═══ Dataset records ═══

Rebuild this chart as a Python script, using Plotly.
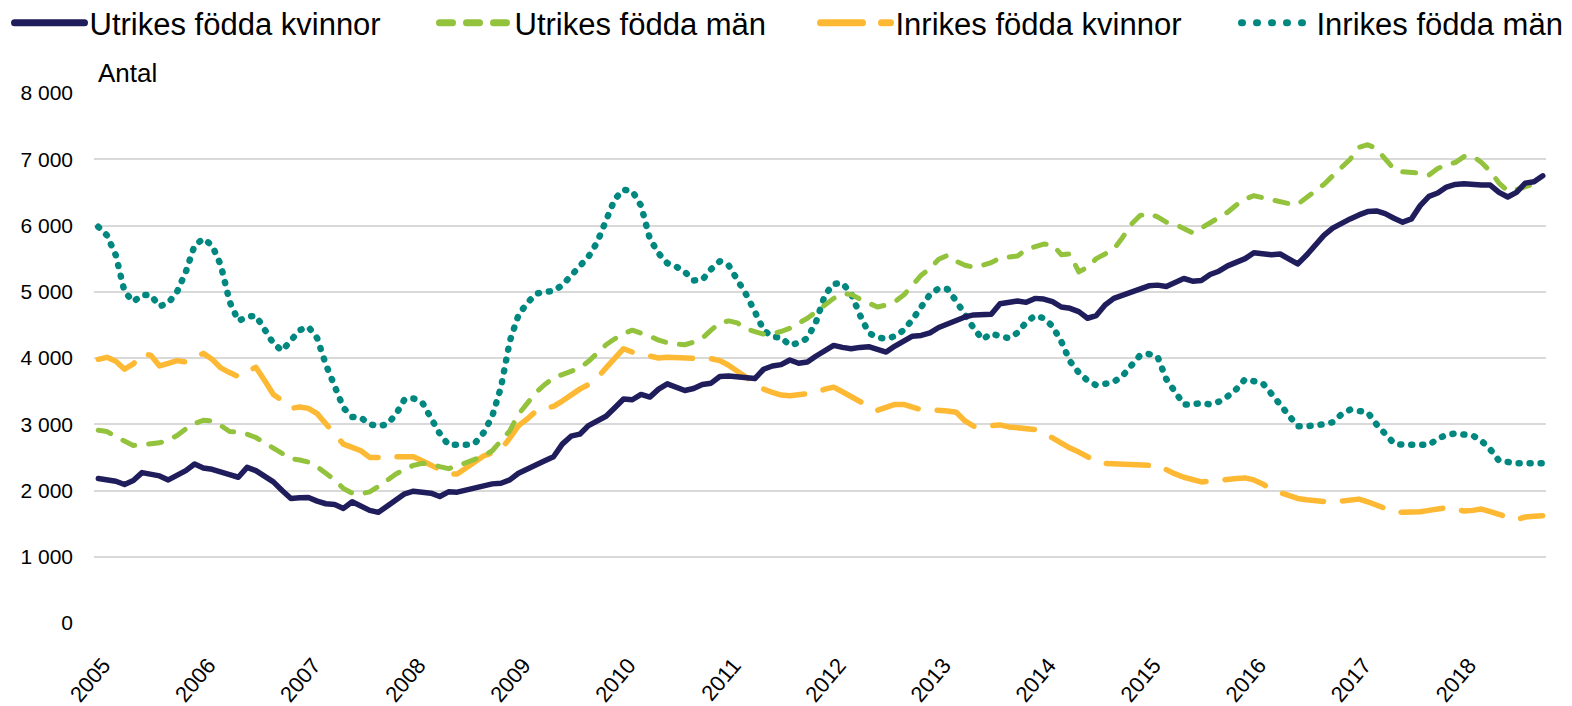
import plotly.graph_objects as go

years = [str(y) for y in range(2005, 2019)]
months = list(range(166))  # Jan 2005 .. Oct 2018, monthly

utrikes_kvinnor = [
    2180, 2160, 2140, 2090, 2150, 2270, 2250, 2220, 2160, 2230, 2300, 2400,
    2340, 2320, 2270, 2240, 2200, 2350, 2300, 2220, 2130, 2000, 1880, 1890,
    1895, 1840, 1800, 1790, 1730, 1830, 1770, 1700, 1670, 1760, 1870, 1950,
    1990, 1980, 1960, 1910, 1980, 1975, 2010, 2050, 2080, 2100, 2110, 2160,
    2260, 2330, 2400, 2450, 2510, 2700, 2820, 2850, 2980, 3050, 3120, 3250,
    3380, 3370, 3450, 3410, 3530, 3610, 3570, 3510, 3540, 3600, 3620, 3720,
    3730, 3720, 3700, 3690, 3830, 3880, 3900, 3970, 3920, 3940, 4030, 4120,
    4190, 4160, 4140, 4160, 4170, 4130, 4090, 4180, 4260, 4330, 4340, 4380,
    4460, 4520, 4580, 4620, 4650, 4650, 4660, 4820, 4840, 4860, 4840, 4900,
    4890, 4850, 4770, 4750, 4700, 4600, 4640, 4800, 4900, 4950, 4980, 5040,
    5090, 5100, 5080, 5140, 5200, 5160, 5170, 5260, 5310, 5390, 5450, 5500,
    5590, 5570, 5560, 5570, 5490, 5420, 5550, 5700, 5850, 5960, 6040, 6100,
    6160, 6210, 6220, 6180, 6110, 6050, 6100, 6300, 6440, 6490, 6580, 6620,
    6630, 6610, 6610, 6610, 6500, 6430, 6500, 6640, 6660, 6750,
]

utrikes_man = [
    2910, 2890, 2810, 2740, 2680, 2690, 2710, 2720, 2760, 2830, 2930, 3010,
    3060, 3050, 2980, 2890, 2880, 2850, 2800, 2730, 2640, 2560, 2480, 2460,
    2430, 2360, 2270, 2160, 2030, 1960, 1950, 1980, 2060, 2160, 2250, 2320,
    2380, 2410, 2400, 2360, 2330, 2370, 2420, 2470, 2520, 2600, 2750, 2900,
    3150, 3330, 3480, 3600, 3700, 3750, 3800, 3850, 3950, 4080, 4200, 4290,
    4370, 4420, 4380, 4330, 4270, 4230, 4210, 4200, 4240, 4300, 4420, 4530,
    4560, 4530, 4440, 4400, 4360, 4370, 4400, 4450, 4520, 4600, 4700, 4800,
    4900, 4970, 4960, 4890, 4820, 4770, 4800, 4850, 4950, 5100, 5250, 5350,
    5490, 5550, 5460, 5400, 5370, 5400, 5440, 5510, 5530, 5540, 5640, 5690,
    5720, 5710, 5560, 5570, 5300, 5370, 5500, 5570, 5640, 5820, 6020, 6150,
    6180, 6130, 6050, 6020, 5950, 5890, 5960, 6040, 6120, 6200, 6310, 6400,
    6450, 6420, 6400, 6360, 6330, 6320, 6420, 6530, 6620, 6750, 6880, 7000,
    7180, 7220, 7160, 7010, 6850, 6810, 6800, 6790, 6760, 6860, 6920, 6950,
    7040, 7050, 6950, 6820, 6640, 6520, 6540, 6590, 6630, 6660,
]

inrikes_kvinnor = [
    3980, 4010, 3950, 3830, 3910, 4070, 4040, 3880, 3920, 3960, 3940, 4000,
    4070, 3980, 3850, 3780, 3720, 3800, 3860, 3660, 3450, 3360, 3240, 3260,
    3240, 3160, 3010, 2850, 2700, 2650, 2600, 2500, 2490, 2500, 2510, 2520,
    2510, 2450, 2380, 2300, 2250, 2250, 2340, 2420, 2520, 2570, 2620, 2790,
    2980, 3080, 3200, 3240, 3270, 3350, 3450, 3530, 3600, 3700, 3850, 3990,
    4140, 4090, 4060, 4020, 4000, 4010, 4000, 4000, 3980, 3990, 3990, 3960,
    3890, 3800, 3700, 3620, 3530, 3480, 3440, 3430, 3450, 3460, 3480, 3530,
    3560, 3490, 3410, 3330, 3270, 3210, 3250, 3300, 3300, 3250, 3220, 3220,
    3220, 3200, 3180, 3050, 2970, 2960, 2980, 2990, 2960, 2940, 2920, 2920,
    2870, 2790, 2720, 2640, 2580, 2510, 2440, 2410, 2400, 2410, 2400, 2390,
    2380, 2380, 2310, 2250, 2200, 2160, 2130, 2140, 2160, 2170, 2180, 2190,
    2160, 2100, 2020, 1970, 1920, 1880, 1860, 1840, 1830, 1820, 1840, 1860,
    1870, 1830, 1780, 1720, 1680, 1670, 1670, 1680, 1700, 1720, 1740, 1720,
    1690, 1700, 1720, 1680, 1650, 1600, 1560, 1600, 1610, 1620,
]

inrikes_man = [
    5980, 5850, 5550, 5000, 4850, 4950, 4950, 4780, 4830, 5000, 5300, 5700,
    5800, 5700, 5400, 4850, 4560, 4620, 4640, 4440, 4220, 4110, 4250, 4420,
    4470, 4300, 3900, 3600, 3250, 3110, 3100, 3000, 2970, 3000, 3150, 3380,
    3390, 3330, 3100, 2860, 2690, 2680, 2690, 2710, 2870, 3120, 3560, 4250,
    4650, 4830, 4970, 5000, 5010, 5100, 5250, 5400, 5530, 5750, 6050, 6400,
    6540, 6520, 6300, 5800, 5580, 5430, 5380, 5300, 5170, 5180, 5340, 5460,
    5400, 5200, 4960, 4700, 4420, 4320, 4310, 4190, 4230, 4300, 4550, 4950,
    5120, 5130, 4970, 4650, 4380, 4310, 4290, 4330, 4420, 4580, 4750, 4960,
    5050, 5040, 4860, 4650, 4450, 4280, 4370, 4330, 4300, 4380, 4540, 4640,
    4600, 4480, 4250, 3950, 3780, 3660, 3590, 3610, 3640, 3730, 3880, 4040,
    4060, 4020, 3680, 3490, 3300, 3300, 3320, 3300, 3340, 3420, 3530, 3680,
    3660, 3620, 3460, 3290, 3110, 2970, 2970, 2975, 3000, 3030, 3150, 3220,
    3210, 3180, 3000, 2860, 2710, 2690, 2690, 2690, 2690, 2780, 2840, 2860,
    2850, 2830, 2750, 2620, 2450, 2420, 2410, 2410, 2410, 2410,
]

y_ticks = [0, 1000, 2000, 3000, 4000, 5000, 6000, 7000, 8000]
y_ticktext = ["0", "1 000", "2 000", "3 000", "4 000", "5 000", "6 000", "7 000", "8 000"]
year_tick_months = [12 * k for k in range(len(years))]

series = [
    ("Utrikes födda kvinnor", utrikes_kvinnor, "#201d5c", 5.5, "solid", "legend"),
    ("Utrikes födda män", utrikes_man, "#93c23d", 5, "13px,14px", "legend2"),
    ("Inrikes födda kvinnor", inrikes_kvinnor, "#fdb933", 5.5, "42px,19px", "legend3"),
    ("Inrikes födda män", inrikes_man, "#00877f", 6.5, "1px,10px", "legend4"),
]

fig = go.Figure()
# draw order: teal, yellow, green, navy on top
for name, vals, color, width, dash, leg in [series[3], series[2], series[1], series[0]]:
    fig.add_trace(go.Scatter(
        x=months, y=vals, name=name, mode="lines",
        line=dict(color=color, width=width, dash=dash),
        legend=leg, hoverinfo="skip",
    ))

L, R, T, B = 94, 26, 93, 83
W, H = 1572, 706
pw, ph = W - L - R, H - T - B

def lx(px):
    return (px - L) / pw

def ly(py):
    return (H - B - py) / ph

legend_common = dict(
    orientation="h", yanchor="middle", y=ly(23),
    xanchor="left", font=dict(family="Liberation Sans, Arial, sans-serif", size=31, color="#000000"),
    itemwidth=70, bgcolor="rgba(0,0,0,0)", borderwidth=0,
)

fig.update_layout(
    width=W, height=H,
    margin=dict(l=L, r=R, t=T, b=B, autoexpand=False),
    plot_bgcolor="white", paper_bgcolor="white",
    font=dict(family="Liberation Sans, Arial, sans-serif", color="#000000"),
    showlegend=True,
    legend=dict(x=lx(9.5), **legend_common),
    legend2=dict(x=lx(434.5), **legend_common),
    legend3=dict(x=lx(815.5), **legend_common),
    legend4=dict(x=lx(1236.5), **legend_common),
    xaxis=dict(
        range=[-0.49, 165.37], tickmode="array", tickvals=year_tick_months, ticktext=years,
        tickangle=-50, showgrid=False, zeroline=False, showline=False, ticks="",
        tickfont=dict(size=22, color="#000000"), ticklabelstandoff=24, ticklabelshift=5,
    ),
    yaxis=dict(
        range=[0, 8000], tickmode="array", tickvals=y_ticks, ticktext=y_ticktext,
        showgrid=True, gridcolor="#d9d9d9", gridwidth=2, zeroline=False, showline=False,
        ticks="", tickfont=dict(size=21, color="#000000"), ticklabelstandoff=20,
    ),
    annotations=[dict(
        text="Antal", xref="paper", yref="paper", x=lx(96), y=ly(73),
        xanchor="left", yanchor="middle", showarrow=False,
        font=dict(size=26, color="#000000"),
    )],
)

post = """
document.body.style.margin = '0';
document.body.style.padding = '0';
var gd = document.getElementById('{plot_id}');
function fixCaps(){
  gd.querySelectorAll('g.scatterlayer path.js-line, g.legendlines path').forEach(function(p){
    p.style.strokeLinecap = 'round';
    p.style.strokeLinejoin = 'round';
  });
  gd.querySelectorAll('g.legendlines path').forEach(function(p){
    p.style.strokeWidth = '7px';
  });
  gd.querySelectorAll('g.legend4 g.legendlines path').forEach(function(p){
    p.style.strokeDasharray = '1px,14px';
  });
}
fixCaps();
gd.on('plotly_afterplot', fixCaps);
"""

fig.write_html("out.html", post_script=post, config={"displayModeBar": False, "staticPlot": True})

═══
═══ Dataset records ═══

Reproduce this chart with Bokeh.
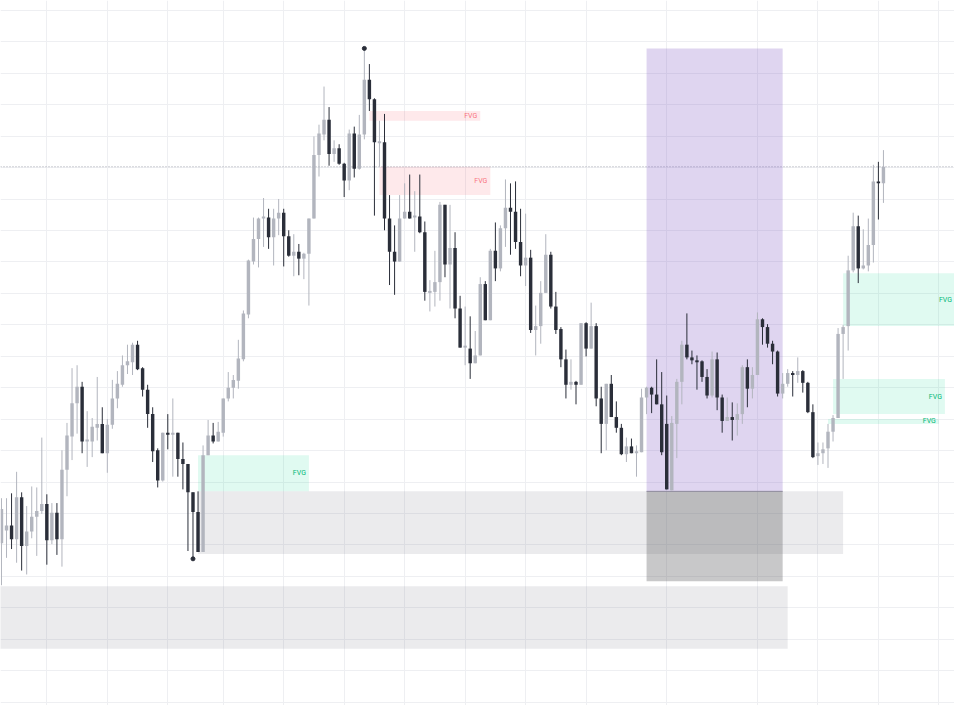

═══

◆ **Your instructions**: Extract from the material above the stretch running from the line containing "Rebuild this chart" through the line containing "months = list(range(166))". Keep the text exact and the pictures out.

◆ **In response**:
Rebuild this chart as a Python script, using Plotly.
import plotly.graph_objects as go

years = [str(y) for y in range(2005, 2019)]
months = list(range(166))  # Jan 2005 .. Oct 2018, monthly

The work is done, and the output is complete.